Question

A man has three friends. The number of ways he can invite one friend every day for dinner on six successive nights so that no friend is invited more than three times is
(a) 640
(b) 320
(c) 420
(d) 510

Answer 1

Hint: The possible situations are 3 for which the conditions satisfy. For the 1st given situation one often will be invited for three days, in between remaining 2 one of them will be invited for 2 days and the other for remaining 1 day. Now, for the 2nd situation all are invited for 2 days each. And in the last situation any two of the three will be invited for 3 days each. Then find the ways of all the situations hence, add them all.

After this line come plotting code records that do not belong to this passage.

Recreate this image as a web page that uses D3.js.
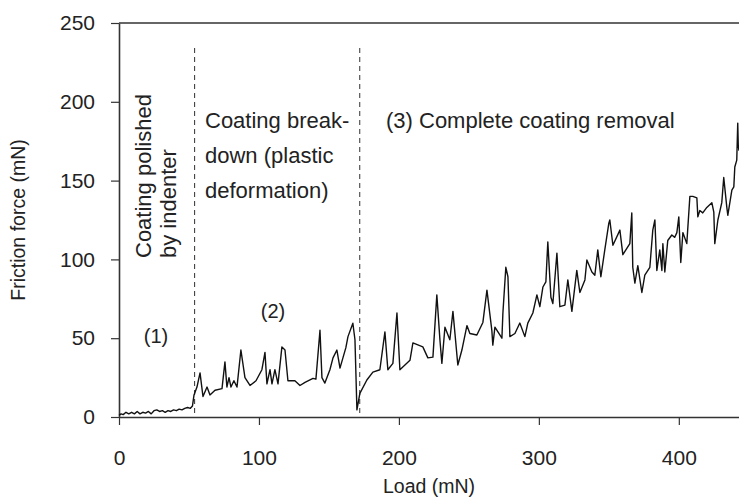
<!DOCTYPE html>
<html>
<head>
<meta charset="utf-8">
<script src="https://cdn.jsdelivr.net/npm/d3@7"></script>
<style>
  body { margin: 0; background: #fff; }
  svg text { font-family: "Liberation Sans", Arial, Helvetica, sans-serif; fill: #222; }
</style>
</head>
<body>
<div id="chart"></div>
<script>
// Scratch test trace: load (mN) vs friction force (mN)
const load = [
  0, 1.5, 3, 5, 7, 9, 11, 13, 15, 17, 19, 21, 23, 25, 27, 29, 31, 33, 35, 37, 39, 41, 43, 45, 47, 49, 51, 52.5,
  53.6, 55.7, 57.9, 60, 62.9, 65, 68.6, 73.6, 75.7, 77.1, 78.6, 80, 82.1, 84.3, 87.1, 90, 93.6, 97.9,
  102.1, 104.3, 105.7, 107.9, 109.3, 111.4, 113.6, 116.4, 118.6, 120.7, 125.7, 129.3, 132.9, 138.6, 140.7,
  143.6, 145, 147.1, 150.7, 152.9, 155.7, 157.9, 162.1, 163.6, 167.1, 168.6, 170, 172.1, 177.1, 181.4,
  186.4, 190, 192.1, 195.7, 198.6, 200.7, 207.9, 210, 217.1, 220.7, 224.3, 227.1, 229.3, 230.7, 232.9,
  236.4, 238.6, 242.1, 245, 248.6, 250.7, 255.7, 260, 262.9, 266.4, 267.1, 268.6, 273.6, 274.3, 276.4,
  277.9, 279.3, 282.9, 286.4, 290, 292.1, 295.7, 298.6, 300.7, 302.9, 305, 306.4, 308.6, 310, 312.9, 315,
  318.6, 320.7, 323.6, 327.1, 329.3, 332.9, 334.3, 337.9, 340, 342.1, 344.3, 347.1, 350, 350.7, 352.9,
  357.9, 360, 365, 366.4, 367.1, 368.6, 370.7, 373.6, 375.7, 379.3, 381.4, 382.9, 384.3, 386.4, 387.9,
  388.6, 390, 392.1, 395, 397.1, 398.6, 400, 401.4, 402.9, 405.7, 407.9, 410, 412.9, 413.6, 415, 417.1,
  420, 423.6, 425, 425.7, 427.9, 430.7, 432.1, 434.3, 435, 437.9, 439.3, 440, 441.4, 442.1, 442.5, 443
];
const force = [
  1, 2, 1.5, 3, 2, 3, 2, 3.5, 2, 3, 2.5, 3.5, 2, 4, 4.5, 3.5, 4, 3, 4, 3.5, 4.5, 4, 5, 4.5, 5.5, 6, 5.5, 7,
  14, 19, 28, 13, 19, 14, 17, 18, 35, 19, 25, 19, 23, 19, 42.5, 25, 20, 23,
  30, 41, 21, 30, 21, 30, 21, 44.5, 42.5, 23, 23, 20, 22, 24.5, 24,
  55, 25, 21.5, 30, 37.5, 42.5, 31, 44, 51, 59.5, 49, 4.5, 15, 23.5, 28.5,
  30, 54, 30, 34, 66, 30, 36, 47, 44.5, 37.5, 38, 77.5, 49, 34, 57,
  49, 67, 33, 42.5, 58, 53, 52, 60, 80.5, 55, 45.6, 57, 50, 66, 95,
  89, 51, 53, 59.6, 51, 59.6, 66, 77.5, 70, 82.5, 85.7, 111, 76, 72, 104, 70,
  71, 87, 67, 93, 79, 87, 99.6, 92, 90, 106, 89, 106, 123, 125, 109,
  118.6, 103, 110, 129.5, 95, 85, 96, 79, 90, 95, 118.6, 125, 93, 106, 93,
  110, 92, 112, 115.5, 114, 117, 127, 98, 117, 110, 140, 140, 139, 127, 131, 129.5,
  133, 136, 130, 110, 125, 136, 152, 133, 128, 144, 146, 158.6, 163, 186.5, 172, 169
];
const xTicks = [0, 100, 200, 300, 400];
const yTicks = [0, 50, 100, 150, 200, 250];
const phaseBounds = [54, 172];

const width = 739, height = 497;
const svg = d3.select("#chart").append("svg")
    .attr("width", width)
    .attr("height", height);

const x = d3.scaleLinear().domain([0, 443]).range([119, 739]);
const y = d3.scaleLinear().domain([0, 250]).range([417, 23]);

// Axes
const xAxis = svg.append("g")
    .attr("transform", `translate(0,${y(0)})`)
    .call(d3.axisBottom(x).tickValues(xTicks).tickSize(8).tickPadding(25).tickSizeOuter(0));
const yAxis = svg.append("g")
    .attr("transform", `translate(${x(0)},0)`)
    .call(d3.axisLeft(y).tickValues(yTicks).tickSize(8).tickPadding(16).tickSizeOuter(0));

[xAxis, yAxis].forEach(g => {
    g.select(".domain").attr("stroke", "#333").attr("stroke-width", 1.6);
    g.selectAll(".tick line").attr("stroke", "#333").attr("stroke-width", 1.2);
    g.selectAll(".tick text").style("font-size", "21px").attr("fill", "#222");
});

// Top frame line
svg.append("line")
    .attr("x1", x(0)).attr("x2", x(443))
    .attr("y1", y(250)).attr("y2", y(250))
    .attr("stroke", "#333").attr("stroke-width", 1.6);

// Phase boundaries
svg.selectAll(".phase")
    .data(phaseBounds)
    .enter()
    .append("line")
    .attr("class", "phase")
    .attr("x1", d => x(d)).attr("x2", d => x(d))
    .attr("y1", 48).attr("y2", y(0))
    .attr("stroke", "#444")
    .attr("stroke-width", 1.1)
    .attr("stroke-dasharray", "5,4");

// Friction trace
const line = d3.line().x((d, i) => x(load[i])).y(d => y(d));
svg.append("path")
    .attr("d", line(force))
    .attr("fill", "none")
    .attr("stroke", "#111")
    .attr("stroke-width", 1.4)
    .attr("stroke-linejoin", "round");

// Annotations
const ann = (tx, ty, txt, size, anchor) => svg.append("text")
    .attr("x", tx).attr("y", ty)
    .attr("text-anchor", anchor || "start")
    .style("font-size", size + "px")
    .text(txt);

ann(205, 128, "Coating break-", 22);
ann(205, 163, "down (plastic", 22);
ann(205, 198, "deformation)", 22);
ann(386, 128, "(3) Complete coating removal", 22);
ann(156, 343, "(1)", 20, "middle");
ann(273, 318, "(2)", 20, "middle");

svg.append("text")
    .attr("transform", "translate(151,258) rotate(-90)")
    .style("font-size", "22px")
    .text("Coating polished");
svg.append("text")
    .attr("transform", "translate(176,258) rotate(-90)")
    .style("font-size", "22px")
    .text("by indenter");

// Axis titles
svg.append("text")
    .attr("x", 429).attr("y", 493)
    .attr("text-anchor", "middle")
    .style("font-size", "19.5px")
    .text("Load (mN)");
svg.append("text")
    .attr("transform", `translate(25,${(y(0) + y(250)) / 2}) rotate(-90)`)
    .attr("text-anchor", "middle")
    .style("font-size", "19.5px")
    .text("Friction force (mN)");
</script>
</body>
</html>
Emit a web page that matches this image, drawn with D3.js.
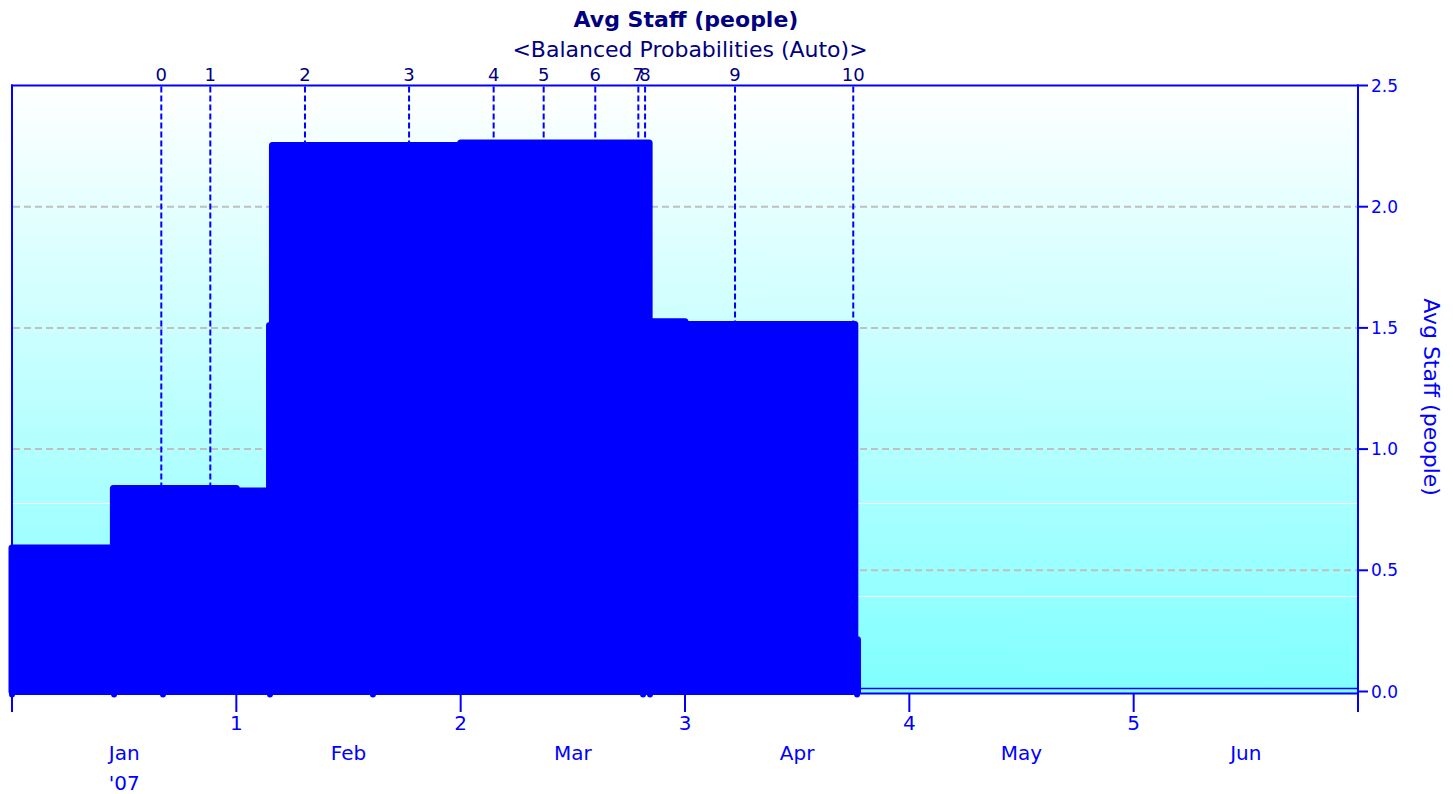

Complete step-by-step answer:
In the question, we are told that a man has three friends. Now we have to find the number of ways to invite one friend everyday for dinner on six successive nights so that no friend is invited more than three times.
After observing the question and analyzing the situation we get that there are three different possible situations where three possible can be invited such that no one is invited more than three times.
So, let’s go for 1^st situation, one of the three will be invited once, in between rest of two anyone will be invited twice and last will be invited thrice.
Anybody among three can be invited in 3! or 6 ways.
So, the person coming for three days can be chosen in \[{}^{6}{{C}_{3}}\] ways. So, there are 3.
The person coming for two days can be chosen in \[{}^{3}{{C}_{2}}\] ways. And the last one will come on the left 1 day.
Hence, the total number of ways is \[{}^{6}{{C}_{3}}\times {}^{3}{{C}_{2}}\times {}^{1}{{C}_{1}}\times 6\] . Now as we know that ${}^{n}{{C}_{r}}$ is equal to $\dfrac{n!}{\left( n-r \right)!\times r!}$ so we can calculate it as,
\[\dfrac{6!}{\left( 6-3 \right)!\times 3!}\times \dfrac{3!}{\left( 3-2 \right)!\times 2!}\times \dfrac{1!}{0!\times 1!}\times 6\]
\[\Rightarrow \dfrac{720}{6\times 6}\times \dfrac{6}{1\times 2}\times \dfrac{1}{1}\times 6\]
\[\Rightarrow 360\] ways
Now let’s go to the 2^nd situation where all the friends were invited two days each.
All are invited in 1 way.
So, the person coming for two days can be chosen in \[{}^{6}{{C}_{2}}\] ways. So, there are 4. The person coming for two days can be chosen in \[{}^{4}{{C}_{2}}\] ways. And the last one will come on the left 2 days.
As the distribution is the same, we will divide by 3! As total persons are three, we will multiply it by 3.
Hence the total number of ways is $\dfrac{\left( {}^{6}{{C}_{2}}\times {}^{4}{{C}_{2}}\times {}^{2}{{C}_{1}}\times 3 \right)}{3!}$ . Now as we know that ${}^{n}{{C}_{r}}$ is equal to $\dfrac{n!}{\left( n-r \right)!\times r!}$ so we can calculate it as,
\[\dfrac{1}{3!}\times \dfrac{6!}{\left( 6-2 \right)!\times 2!}\times \dfrac{4!}{\left( 4-2 \right)!\times 2!}\times \dfrac{2!}{\left( 2-1 \right)!\times 1!}\times 3\]
\[\Rightarrow \dfrac{720}{24\times 2}\times \dfrac{24}{2\times 2}\times \dfrac{2}{1}\times 3\times \dfrac{1}{6}\]
\[\Rightarrow 90\] ways
Now, let’s go to the last situation where only 2 of the 3 were invited on three days each.
So now choosing 2 friends from 3 friends, it can be done in ${}^{3}{{C}_{2}}$ or 3 ways.
So, the person coming for three days can be chosen in ${}^{6}{{C}_{3}}$ ways. So, now left days are 3.
And the last one will come on the left days in ${}^{3}{{C}_{3}}$ ways.
Hence, the total number of ways is $\left( {}^{6}{{C}_{3}}\times {}^{3}{{C}_{3}}\times 3 \right)$ . Now as we know that ${}^{n}{{C}_{r}}$ is equal to $\dfrac{n!}{\left( n-r \right)!\times r!}$ so we can calculate it as,
$\dfrac{6!}{\left( 6-3 \right)!\times 3!}\times \dfrac{3!}{\left( 3-3 \right)!\times 3!}\times 3$
$\Rightarrow \dfrac{720}{6\times 6}\times \dfrac{6}{1\times 6}\times 3$
$\Rightarrow 60$ ways
So, the total number of ways is 360+90+60 ways or 510 ways.
So, the correct option is ‘d’.

Note: Students can also do the question by finding all possible ways and then subtracting those cases which does not satisfy the situation given in the question.